What have they done to fix those issues?

• The area where they made the most progress is probably on the penalty kill, where the free agency additions of Brad Richardson and Mark Borowiecki could make an impact. Richardson is one of the league’s better penalty killing forwards (and a real threat to score shorthanded) and is definitely an upgrade. But are those two going enough to take that unit from 29th in the league to something more respectable? Goaltending will play a pretty big role in that as well. Speaking of...

• They are sticking with the same Pekka Rinne and Jusse Saros goaltending duo they have used for the past few years.

Saros has remained consistent in his production and looks ready to take over the bulk of the playing time. But last year was the first time Rinne showed significant signs of slowing down, posting the worst numbers of his career.

Coming back in his age 38 season it is a big question as to whether or not he can bounce back.

If he does not, that creates a major problem, even if he is the 1B option in their goalie rotation.

• The offense and the power play in general is where things start to get really concerning.

The power play unit has been lousy for two years now, and what makes this offseason so concerning is that as of this moment the Predators have lost three of their top-four goal scorers from a year ago with the departures of Nick Bonino (trade), Craig Smith (signed in Boston), and Mikael Granlund (still unsigned in unrestricted free agency). Add in the buyout of Kyle Turris and that is 62 goals from last year’s team going away.

While Luke Kunin (Bonino trade), Nick Cousins and Richardson can definitely help in some areas, they are not going to replace that offense.
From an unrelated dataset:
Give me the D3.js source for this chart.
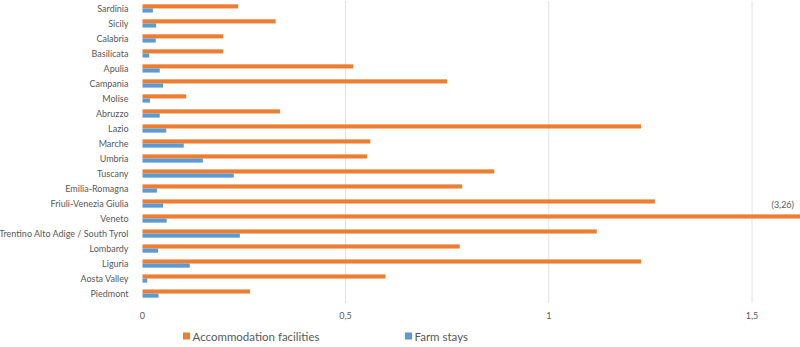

They are also not going to do anything for a power play unit that has converted on just 15% of its chances (31st in the NHL) over the past two seasons. You do not want to be a team that relies entirely on the power play for your offense, but you still need to get something from it.

What are the possible solutions offensively?

Let’s start with improvement from within.

If the Predators are going to bounce back they need big seasons from Matt Duchene and Viktor Arvidsson.

Duchene was their big free agent signing a year ago and he simply did not make the immediate impact they had hoped for. Or anything even close to it, really. He had one of the worst offensive seasons of his career, including his worst season from a goal-scoring perspective. I am willing to chalk some of that up to bad luck. If you look at his underlying numbers you can make an argument that he could be due for a rebound season. His shooting percentage was at an all-time low while he did post very strong possession numbers. That points more to an “unlucky” season than a “bad” season.

There should also be plenty of confidence in Arvidsson’s chances to bounce back following a down year that was disrupted by injury.

But they still need more.

As of now the Predators still have more than $12M in salary cap space to work with and only Kunin unsigned as a restricted free agent. They missed out on all of the top free agents, but there are still some intriguing options on the market.

Mike Hoffman figures to be an option, and while he will not do much to help the team defensively you know you can pencil him in for close to 30 goals.

Anthony Duclair could also add some offensive punch to the lineup.

No matter what direction they go, the roster still needs some significant upgrades. Without any, they face the possibility of continuing this two-year slide that has taken then from the threshold of a championship to the playoff bubble.